Why do I feel constriction in my chest when I think about staying? I think I feel it because it feels hard, hard to commit to a place, to actually plant down my roots, to be ok without a hundred options fluttering around, those freedom birds floating on the breeze of possibilities.
It is hard to plant myself, to be both the gardener and the tree, the shovel and the sapling, the hole and the roots.
Part of me wants to stay put. I know, rationally, it makes sense. Studies have shown that community is one of the most important parts of growing deeper into yourself. When I always fly off toward the horizon, I’m chasing beauty, that joy etched in my faraway imagination, but I’m also tugging on those roots that, as a human, I want to water. Part of me knows my roots need water. Ironically, I’m considering planting them in the desert, where water is scarce and the horizon all the more expansive. Maybe I need that struggle.
A desert tree — a palo verde with sage green skin in full yellow regalia right now — grows slowly. It stretches its scratchy limbs into the sky, and as those branches grow, it can better become home to a nest of a baby birds. It provides shade for others. It learns what it means to protect that budding seed in the spring, to open hundreds of those buds into a cape of golden blossoms. It learns to let go of life, and to wait in the winter for something new to come. There’s patience in a palo verde.
There’s strength in being still as the seasons change around me, and as the seasons change me.
When I become the bird, that red-breasted hummingbird who moves so fast you can barely see her rainbow plumage, I become the movement. I could fly anywhere. Perhaps to Colombia, to Southeast Asia, to Scotland, to the moon to better the shadows of her face. The moon perhaps truly is what I keep striving toward — she calls me because she know I’ll never be able to reach her. Alluring, stirring, she beams down temptation and her desire to be touched. I like to chase moondreams.
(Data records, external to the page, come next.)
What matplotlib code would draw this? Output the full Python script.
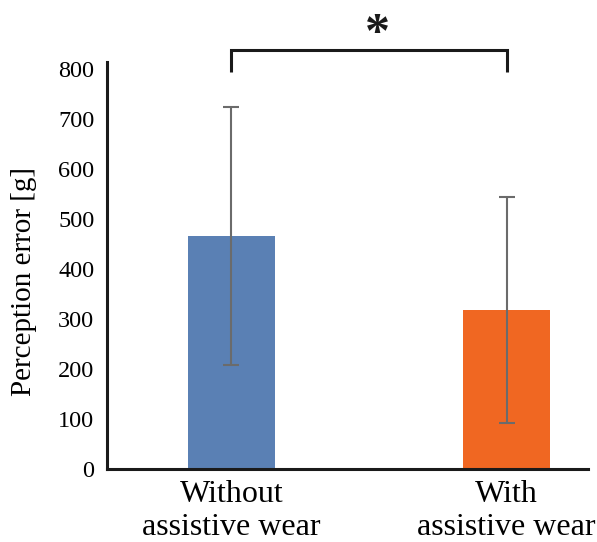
import matplotlib.pyplot as plt

conditions = ['Without\nassistive wear', 'With\nassistive wear']
mean_error = [466, 317]
sd_error = [258, 226]
bar_colors = ['#5a80b4', '#f06722']
sig_label = '*'

plt.rcParams['font.family'] = ['Liberation Serif', 'DejaVu Serif']

fig = plt.figure(figsize=(5.97, 5.42), dpi=100)
ax = fig.add_axes([0.179, 0.1356, 0.806, 0.7501])

x = range(len(conditions))
ax.bar(x, mean_error, width=0.316, color=bar_colors, zorder=2)
ax.errorbar(x, mean_error, yerr=sd_error, fmt='none', ecolor='#6b6b6b',
            elinewidth=1.5, capsize=5.5, capthick=1.5, zorder=3)

ax.set_xlim(-0.453, 1.296)
ax.set_ylim(0, 814)
ax.set_yticks(range(0, 801, 100))
ax.set_xticks(list(x))
ax.set_xticklabels(conditions, fontsize=23, linespacing=1.2)
ax.tick_params(axis='y', length=0, pad=9, labelsize=17.5)
ax.tick_params(axis='x', length=0, pad=8)
ax.set_ylabel('Perception error [g]', fontsize=21)
ax.yaxis.set_label_coords(-0.145, 0.46)

for side in ['top', 'right']:
    ax.spines[side].set_visible(False)
for side in ['left', 'bottom']:
    ax.spines[side].set_linewidth(2.2)
    ax.spines[side].set_color('#1a1a1a')

# significance bracket above the bars
ax.plot([0, 0, 1, 1], [794, 838, 838, 794], color='#1a1a1a', lw=2.2,
        clip_on=False, solid_capstyle='butt', solid_joinstyle='miter')
ax.text(0.53, 868, sig_label, ha='center', va='center', fontsize=36,
        fontweight='bold', color='#1a1a1a', clip_on=False)

fig.savefig('out.png', dpi=100)
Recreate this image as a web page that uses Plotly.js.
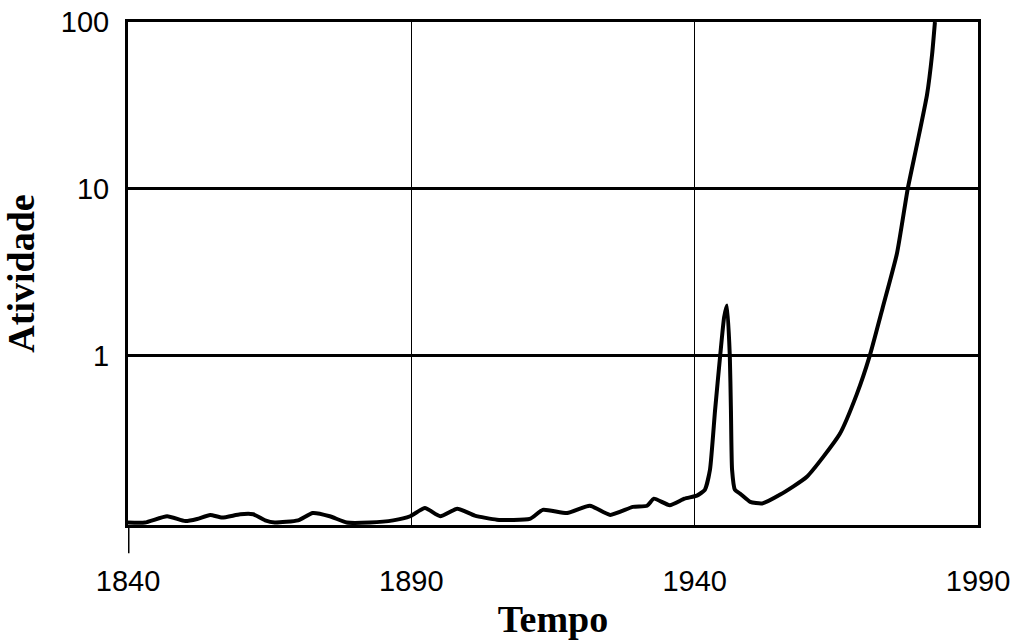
<!DOCTYPE html>
<html>
<head>
<meta charset="utf-8">
<script src="https://cdn.plot.ly/plotly-3.0.1.min.js"></script>
<style>html,body{margin:0;padding:0;background:#fff;}#chart{width:1016px;height:642px;}</style>
</head>
<body>
<div id="chart"></div>
<script>
// Years (x) and activity (log-scale y)
const years = [1840, 1843, 1846.9, 1850.1, 1852.2, 1854.5, 1856.6, 1859.8, 1862.1, 1864.2, 1865.9,
  1870.0, 1872.6, 1875.6, 1878.6, 1882.7, 1886.8, 1889.8, 1892.4, 1895.1, 1898.1, 1901.2,
  1905.1, 1910.9, 1913.2, 1917.5, 1921.5, 1925.1, 1929.1, 1931.6, 1932.8, 1935.6, 1938.2,
  1940.4, 1941.8, 1942.7, 1943.6, 1944.5, 1945.2, 1945.7, 1946.2, 1946.4, 1946.6, 1947.1,
  1948.0, 1949.8, 1951.9, 1955.1, 1959.8, 1965.6, 1968.6, 1970.9, 1973.2, 1975.7, 1977.6,
  1979.2, 1981.0, 1981.9, 1982.4];
const activity = [0.100, 0.100, 0.109, 0.102, 0.105, 0.111, 0.107, 0.112, 0.112, 0.103, 0.100,
  0.103, 0.114, 0.109, 0.100, 0.100, 0.103, 0.109, 0.122, 0.109, 0.121, 0.110,
  0.104, 0.105, 0.119, 0.114, 0.126, 0.111, 0.124, 0.126, 0.139, 0.127, 0.139,
  0.145, 0.157, 0.207, 0.471, 1.0, 1.7, 2.0, 1.0, 0.471, 0.207, 0.157,
  0.149, 0.133, 0.130, 0.147, 0.188, 0.339, 0.586, 1.0, 1.95, 4.1, 10,
  18.2, 36.6, 64, 100];
const xTicks = [1840, 1890, 1940, 1990];
const yTicks = [1, 10, 100];
const xLabel = 'Tempo';
const yLabel = 'Atividade';

const trace = {
  x: years, y: activity, type: 'scatter', mode: 'lines',
  line: {color: '#000', width: 4, shape: 'spline', smoothing: 0.5},
  hoverinfo: 'skip'
};

const tickFont = {family: 'Liberation Sans, Arial, sans-serif', size: 29, color: '#000'};
const titleFont = {family: 'Liberation Serif, Times New Roman, serif', size: 38, color: '#000', weight: 'bold'};

const layout = {
  width: 1016, height: 642,
  margin: {l: 128, r: 38, t: 22, b: 117},
  paper_bgcolor: '#fff', plot_bgcolor: '#fff',
  showlegend: false,
  xaxis: {
    range: [1840, 1990], tickvals: xTicks, ticktext: xTicks.map(String),
    showgrid: true, gridcolor: '#000', gridwidth: 1.5,
    showline: true, linecolor: '#000', linewidth: 3, mirror: true,
    ticks: '', ticklabelstandoff: 28, tickfont: tickFont,
    zeroline: false, automargin: false,
    title: {text: xLabel, font: titleFont, standoff: 10}
  },
  yaxis: {
    type: 'log', range: [-1.015, 2.0], tickvals: yTicks, ticktext: yTicks.map(String),
    showgrid: true, gridcolor: '#000', gridwidth: 3,
    showline: true, linecolor: '#000', linewidth: 3, mirror: true,
    ticks: '', ticklabelstandoff: 10, tickfont: tickFont,
    zeroline: false, automargin: false,
    title: {text: yLabel, font: titleFont, standoff: 16}
  },
  shapes: [{
    type: 'line', xref: 'x', yref: 'paper', x0: 1840, x1: 1840, y0: 0, y1: -0.056,
    line: {color: '#000', width: 3}
  }]
};

Plotly.newPlot('chart', [trace], layout, {staticPlot: true, displayModeBar: false});
</script>
</body>
</html>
The palo verde or the hummingbird. The fear, the gift, of choice. If I let my root-feet grow down deep, I can’t move; at least, not nearly as quickly. It makes me vulnerable. We speak of courage, that urge to push yourself beyond your comfort zone, to reach, to open yourself to what comes. Courage comes in the raw. Each person’s courage changes as our own comfort zone shifts and shimmers.
What once was bold becomes comfortable; what once was comfortable becomes terrifying. When we feel that fear, that’s when we know we’re being asked to be brave.
I used to fear the movement, and so I flew. I followed a dream of moving to a new place, a new country, to start community. I moved in with a lover and learned relationship deeper. I taught other teachers and published a magazine and spoke in Spanish and conducted interviews that flowed with that Latin lisp of mine. I was voracious in my pursuit of working for National Geographic. I bought a bike and went to new places, changed tires on my own, felt limitless. I found courage to leave, to love again, to work with college students, to stumble and say the wrong thing so many times.
I became the movement, and began to fear the stillness. What would I be if I wasn’t always moving onto the next adventure?
I’m scared that if I stay here, I won’t leave. I won’t be able to leave. I’ll become routine, robotic, dreaming about the past in a way that idolizes what was magical, that erases what felt temporary, unsettling, questioned…but that might just be a story I tell myself. I don’t actually believe I can forget how to find magic in the daily. There are explorations that happen within, and around, every day.
Water the roots to stretch the branches, my inner gardener whispers to me. Strengthen the wings to better understand how the ground feels different from the sky. Grow in cycles and stretch in spurts. Root and soar; fly and fall.
Courage is falling, failing. It happens when one is living in the midst of it all.
Even if this is all a giant flop, I suppose it will still be courageous. A leaf may think it’s free, that moment it detaches and drifts on the breeze and tastes the sky. But it gave up its agency so that it could float.
There exists a balance, somewhere, where I can shape the current of the air as I move through it. I suppose I just have to have more weight to me. I have to tend to my flying machine, upgrade a bit, downgrade a bit. So that next time, however that next flight presents itself, I’ll have some heavier roots to carry with me.
My roots will grow into my wings.
I’ll have not just a place to go, but also a place to return to. People I can meet, and people I can come back to. An input and an output, my own rhythm of sharing rather than one of just consuming. I’ll better be able to fly through the wind, rather than simply float in the breeze, wafting with the delusion that I’ve found freedom. Freedom takes time, and cultivation; water and wind; community and humanity.
I root so I grow, I grow so I move, I move so I stay. And so the cycle continues.